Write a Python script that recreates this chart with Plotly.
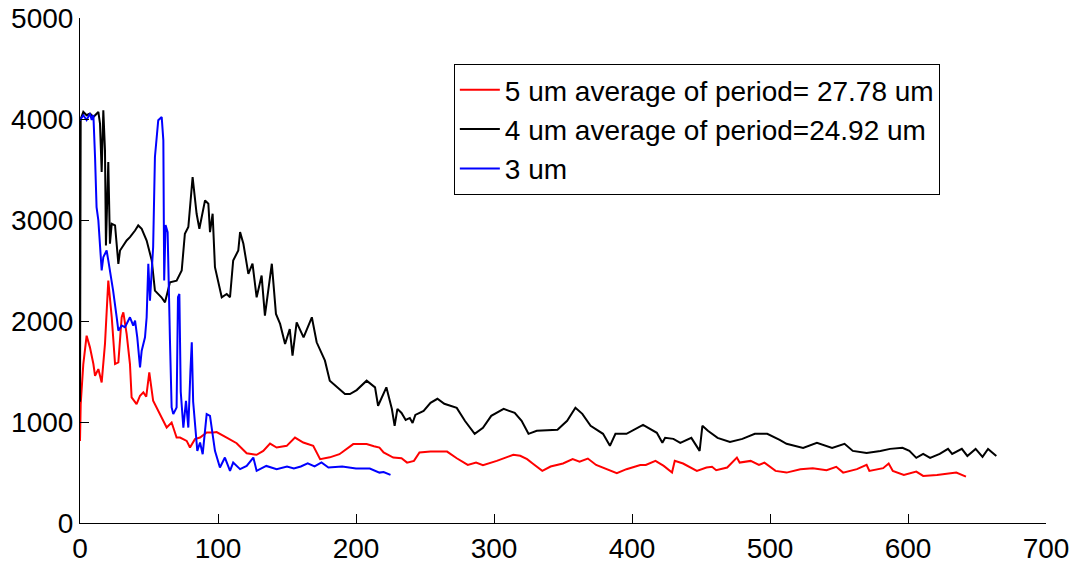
import plotly.graph_objects as go

# ---- data ----
red_x = [0, 0.5, 2.4, 4.8, 7.2, 9.7, 10.9, 13.3, 15.7, 18.1, 20.5, 23, 25.4, 27.8, 30.2, 31.4, 33.8, 36.2, 37.4,
         41, 43.5, 45.9, 48, 50.2, 53, 58, 62.8, 66.4, 70, 72.5, 77.3, 79.7, 83.3, 87, 91.8, 96.6, 99, 106.3, 113.5,
         120.8, 128, 132.8, 137.7, 142.5, 149.8, 155.8, 161.8, 169, 174, 181, 188, 198, 207.7, 213, 217, 220, 227,
         233, 237, 242, 246, 254, 266, 273, 281, 287, 292, 302, 314, 319, 324, 328, 335, 341, 350, 357, 362, 368,
         374, 389, 396, 406, 410, 417, 423, 429, 431, 437, 447, 454, 458, 461, 469, 476, 478, 486, 492, 496, 504,
         512, 522, 531, 541, 548, 553, 563, 570, 572, 582, 586, 589, 597, 606, 611, 621, 635, 642]
red_y = [813, 1177, 1574, 1855, 1739, 1574, 1458, 1524, 1392, 1773, 2400, 2037, 1574, 1590, 2037, 2086, 1872, 1574, 1243,
         1177, 1260, 1293, 1250, 1491, 1210, 1078, 945, 995, 846, 846, 813, 747, 830, 846, 896, 896, 900, 846, 790,
         690, 675, 714, 786, 747, 764, 846, 797, 764, 632, 650, 681, 781, 781, 760, 747, 698, 648,
         641, 598, 615, 698, 707, 707, 641, 575, 598, 572, 615, 675, 665, 632, 589, 516, 559, 589, 632, 608, 638,
         575, 493, 533, 575, 575, 615, 565, 499, 615, 589, 516, 549, 556, 523, 549, 648, 598, 615, 575, 598, 516,
         499, 533, 543, 523, 556, 499, 533, 575, 516, 543, 589, 516, 476, 509, 466, 476, 499, 459]

black_x = [0, 0.5, 2.4, 4.8, 7.2, 9.7, 13.3, 14.5, 15.7, 16.9, 18.1, 18.8, 20.5, 21.7, 23, 25.4, 27.8, 29, 33.8, 36.2,
           39.9, 42.2, 44.7, 48.3, 52, 54.3, 59, 61.6, 65.2, 70, 73.7, 76, 78.5, 81.6, 84.5, 86.5, 90.6, 93, 94.2,
           96.1, 97.8, 102.7, 106.3, 108.7, 111, 114.7, 116, 118.4, 122, 125, 128, 131.6, 134, 139, 142, 145, 148.6,
           152, 154, 157, 162, 168, 171.5, 177.5, 181, 188, 192, 195.6, 200.5, 207.7, 213.8, 216, 222, 226, 228, 230,
           233, 236, 239, 241, 243, 249, 254, 259, 264, 273, 279, 286, 292, 298, 307, 315, 320, 325, 331, 346, 353,
           359, 364, 370, 379, 384, 388, 396, 408, 418, 422, 424, 430, 435, 443, 449, 451, 455, 462, 471, 480, 489,
           498, 507, 512, 524, 534, 545, 554, 560, 570, 580, 587, 596, 601, 606, 611, 616, 623, 629, 632, 639, 643,
           649, 654, 658, 664]
black_y = [1200, 4000, 4070, 4037, 4054, 4020, 4070, 3955, 3475, 4087, 3690, 2748, 3575, 2765, 2963, 2946, 2566, 2698, 2797, 2830,
           2896, 2946, 2913, 2797, 2599, 2301, 2235, 2185, 2384, 2400, 2500, 2864, 2930, 3425, 3062, 2913, 3194, 3161, 2880,
           3062, 2533, 2235, 2268, 2235, 2599, 2698, 2880, 2765, 2467, 2567, 2235, 2450, 2053, 2567, 2070, 1971, 1773,
           1921, 1657, 1987, 1838, 2037, 1789, 1607, 1409, 1326, 1277, 1277, 1316, 1409, 1343, 1161, 1343, 1128, 962, 1130,
           1090, 1020, 1040, 990, 1070, 1110, 1190, 1230, 1180, 1140, 1010, 883, 942, 1061, 1130, 1090, 1012, 883, 913, 923, 1012,
           1141, 1081, 962, 883, 764, 883, 883, 972, 893, 794, 843, 833, 794, 843, 714, 962, 913, 843, 803, 833, 883,
           883, 823, 784, 744, 794, 744, 784, 714, 694, 714, 734, 744, 714, 645, 684, 645, 684, 734, 684, 734, 664,
           734, 655, 734, 664]

blue_x = [0, 2.4, 4.8, 7.2, 8.5, 9.7, 10.9, 12, 13.3, 14.5, 15.7, 16.9, 18, 19.3, 20.5, 21.7, 24, 26.6, 27.8, 30.2,
          32.6, 36.2, 38.6, 39.9, 41.5, 43.5, 44.7, 47.1, 48.3, 49.5, 50.7, 53, 54.3, 56.7, 59.2, 60.4, 61, 62, 63.5,
          65.2, 66.4, 67.6, 70, 71, 72, 73, 74.9, 76.8, 78.5, 80, 81, 82, 83.3, 85, 87, 88.9, 91.8, 94.2, 97.8, 101.4,
          105, 108.7, 111, 116, 120.8, 125.6, 128, 135, 142.5, 150, 155, 160, 165, 170, 175, 180, 190, 200, 210, 217,
          220, 225]
blue_y = [3988, 4037, 3990, 4054, 3990, 4040, 3624, 3128, 2996, 2731, 2500, 2632, 2665, 2698, 2600, 2500, 2301, 2037, 1905, 1954,
          1938, 2037, 1954, 2004, 1838, 1541, 1706, 1838, 2037, 2566, 2202, 2731, 3624, 3988, 4020, 3789, 2400, 2950, 2880,
          1800, 1144, 1078, 1144, 2235, 2268, 1300, 945, 1210, 945, 1500, 1789, 1200, 945, 714, 797, 681, 1078, 1061, 714, 549,
          648, 516, 598, 533, 565, 648, 516, 565, 533, 560, 540, 560, 590, 560, 600, 550, 560, 540, 540, 499,
          505, 476]

names = ["5 um average of period= 27.78 um", "4 um average of period=24.92 um", "3 um"]
colors = ["#ff0000", "#000000", "#0000ff"]

FONT = "Arial, Liberation Sans, sans-serif"

fig = go.Figure()
for i, (xs, ys) in enumerate([(red_x, red_y), (black_x, black_y), (blue_x, blue_y)]):
    fig.add_trace(go.Scatter(x=xs, y=ys, mode="lines", name=names[i],
                             line=dict(color=colors[i], width=2)))

# page body has an 8px default margin, so the figure is 8px smaller each way
fig.update_layout(
    width=1081, height=555,
    margin=dict(l=72, r=43, t=10, b=40),
    paper_bgcolor="white", plot_bgcolor="white",
    font=dict(family=FONT, size=28, color="black"),
    showlegend=True,
    legend=dict(x=0.387, y=0.909, xanchor="left", yanchor="top",
                bgcolor="white", bordercolor="black", borderwidth=1,
                font=dict(family=FONT, size=28, color="black"),
                itemwidth=40, tracegroupgap=0),
)
fig.update_xaxes(range=[0, 700], dtick=100, tick0=0, showgrid=False, zeroline=False,
                 showline=True, linecolor="black", linewidth=1, automargin=False,
                 ticklabeloverflow="allow",
                 ticks="inside", ticklen=9, tickcolor="black")
fig.update_yaxes(range=[0, 5000], dtick=1000, tick0=0, showgrid=False, zeroline=False,
                 showline=True, linecolor="black", linewidth=1, automargin=False,
                 ticklabeloverflow="allow",
                 ticks="inside", ticklen=9, tickcolor="black")

fig.write_html("out.html")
= = =
The data above needs to be retyped exactly, with the images left out.

> _CORRECT ANSWER_
Write a Python script that recreates this chart with Plotly.
import plotly.graph_objects as go

# ---- data ----
red_x = [0, 0.5, 2.4, 4.8, 7.2, 9.7, 10.9, 13.3, 15.7, 18.1, 20.5, 23, 25.4, 27.8, 30.2, 31.4, 33.8, 36.2, 37.4,
         41, 43.5, 45.9, 48, 50.2, 53, 58, 62.8, 66.4, 70, 72.5, 77.3, 79.7, 83.3, 87, 91.8, 96.6, 99, 106.3, 113.5,
         120.8, 128, 132.8, 137.7, 142.5, 149.8, 155.8, 161.8, 169, 174, 181, 188, 198, 207.7, 213, 217, 220, 227,
         233, 237, 242, 246, 254, 266, 273, 281, 287, 292, 302, 314, 319, 324, 328, 335, 341, 350, 357, 362, 368,
         374, 389, 396, 406, 410, 417, 423, 429, 431, 437, 447, 454, 458, 461, 469, 476, 478, 486, 492, 496, 504,
         512, 522, 531, 541, 548, 553, 563, 570, 572, 582, 586, 589, 597, 606, 611, 621, 635, 642]
red_y = [813, 1177, 1574, 1855, 1739, 1574, 1458, 1524, 1392, 1773, 2400, 2037, 1574, 1590, 2037, 2086, 1872, 1574, 1243,
         1177, 1260, 1293, 1250, 1491, 1210, 1078, 945, 995, 846, 846, 813, 747, 830, 846, 896, 896, 900, 846, 790,
         690, 675, 714, 786, 747, 764, 846, 797, 764, 632, 650, 681, 781, 781, 760, 747, 698, 648,
         641, 598, 615, 698, 707, 707, 641, 575, 598, 572, 615, 675, 665, 632, 589, 516, 559, 589, 632, 608, 638,
         575, 493, 533, 575, 575, 615, 565, 499, 615, 589, 516, 549, 556, 523, 549, 648, 598, 615, 575, 598, 516,
         499, 533, 543, 523, 556, 499, 533, 575, 516, 543, 589, 516, 476, 509, 466, 476, 499, 459]

black_x = [0, 0.5, 2.4, 4.8, 7.2, 9.7, 13.3, 14.5, 15.7, 16.9, 18.1, 18.8, 20.5, 21.7, 23, 25.4, 27.8, 29, 33.8, 36.2,
           39.9, 42.2, 44.7, 48.3, 52, 54.3, 59, 61.6, 65.2, 70, 73.7, 76, 78.5, 81.6, 84.5, 86.5, 90.6, 93, 94.2,
           96.1, 97.8, 102.7, 106.3, 108.7, 111, 114.7, 116, 118.4, 122, 125, 128, 131.6, 134, 139, 142, 145, 148.6,
           152, 154, 157, 162, 168, 171.5, 177.5, 181, 188, 192, 195.6, 200.5, 207.7, 213.8, 216, 222, 226, 228, 230,
           233, 236, 239, 241, 243, 249, 254, 259, 264, 273, 279, 286, 292, 298, 307, 315, 320, 325, 331, 346, 353,
           359, 364, 370, 379, 384, 388, 396, 408, 418, 422, 424, 430, 435, 443, 449, 451, 455, 462, 471, 480, 489,
           498, 507, 512, 524, 534, 545, 554, 560, 570, 580, 587, 596, 601, 606, 611, 616, 623, 629, 632, 639, 643,
           649, 654, 658, 664]
black_y = [1200, 4000, 4070, 4037, 4054, 4020, 4070, 3955, 3475, 4087, 3690, 2748, 3575, 2765, 2963, 2946, 2566, 2698, 2797, 2830,
           2896, 2946, 2913, 2797, 2599, 2301, 2235, 2185, 2384, 2400, 2500, 2864, 2930, 3425, 3062, 2913, 3194, 3161, 2880,
           3062, 2533, 2235, 2268, 2235, 2599, 2698, 2880, 2765, 2467, 2567, 2235, 2450, 2053, 2567, 2070, 1971, 1773,
           1921, 1657, 1987, 1838, 2037, 1789, 1607, 1409, 1326, 1277, 1277, 1316, 1409, 1343, 1161, 1343, 1128, 962, 1130,
           1090, 1020, 1040, 990, 1070, 1110, 1190, 1230, 1180, 1140, 1010, 883, 942, 1061, 1130, 1090, 1012, 883, 913, 923, 1012,
           1141, 1081, 962, 883, 764, 883, 883, 972, 893, 794, 843, 833, 794, 843, 714, 962, 913, 843, 803, 833, 883,
           883, 823, 784, 744, 794, 744, 784, 714, 694, 714, 734, 744, 714, 645, 684, 645, 684, 734, 684, 734, 664,
           734, 655, 734, 664]

blue_x = [0, 2.4, 4.8, 7.2, 8.5, 9.7, 10.9, 12, 13.3, 14.5, 15.7, 16.9, 18, 19.3, 20.5, 21.7, 24, 26.6, 27.8, 30.2,
          32.6, 36.2, 38.6, 39.9, 41.5, 43.5, 44.7, 47.1, 48.3, 49.5, 50.7, 53, 54.3, 56.7, 59.2, 60.4, 61, 62, 63.5,
          65.2, 66.4, 67.6, 70, 71, 72, 73, 74.9, 76.8, 78.5, 80, 81, 82, 83.3, 85, 87, 88.9, 91.8, 94.2, 97.8, 101.4,
          105, 108.7, 111, 116, 120.8, 125.6, 128, 135, 142.5, 150, 155, 160, 165, 170, 175, 180, 190, 200, 210, 217,
          220, 225]
blue_y = [3988, 4037, 3990, 4054, 3990, 4040, 3624, 3128, 2996, 2731, 2500, 2632, 2665, 2698, 2600, 2500, 2301, 2037, 1905, 1954,
          1938, 2037, 1954, 2004, 1838, 1541, 1706, 1838, 2037, 2566, 2202, 2731, 3624, 3988, 4020, 3789, 2400, 2950, 2880,
          1800, 1144, 1078, 1144, 2235, 2268, 1300, 945, 1210, 945, 1500, 1789, 1200, 945, 714, 797, 681, 1078, 1061, 714, 549,
          648, 516, 598, 533, 565, 648, 516, 565, 533, 560, 540, 560, 590, 560, 600, 550, 560, 540, 540, 499,
          505, 476]

names = ["5 um average of period= 27.78 um", "4 um average of period=24.92 um", "3 um"]
colors = ["#ff0000", "#000000", "#0000ff"]

FONT = "Arial, Liberation Sans, sans-serif"

fig = go.Figure()
for i, (xs, ys) in enumerate([(red_x, red_y), (black_x, black_y), (blue_x, blue_y)]):
    fig.add_trace(go.Scatter(x=xs, y=ys, mode="lines", name=names[i],
                             line=dict(color=colors[i], width=2)))

# page body has an 8px default margin, so the figure is 8px smaller each way
fig.update_layout(
    width=1081, height=555,
    margin=dict(l=72, r=43, t=10, b=40),
    paper_bgcolor="white", plot_bgcolor="white",
    font=dict(family=FONT, size=28, color="black"),
    showlegend=True,
    legend=dict(x=0.387, y=0.909, xanchor="left", yanchor="top",
                bgcolor="white", bordercolor="black", borderwidth=1,
                font=dict(family=FONT, size=28, color="black"),
                itemwidth=40, tracegroupgap=0),
)
fig.update_xaxes(range=[0, 700], dtick=100, tick0=0, showgrid=False, zeroline=False,
                 showline=True, linecolor="black", linewidth=1, automargin=False,
                 ticklabeloverflow="allow",
                 ticks="inside", ticklen=9, tickcolor="black")
fig.update_yaxes(range=[0, 5000], dtick=1000, tick0=0, showgrid=False, zeroline=False,
                 showline=True, linecolor="black", linewidth=1, automargin=False,
                 ticklabeloverflow="allow",
                 ticks="inside", ticklen=9, tickcolor="black")

fig.write_html("out.html")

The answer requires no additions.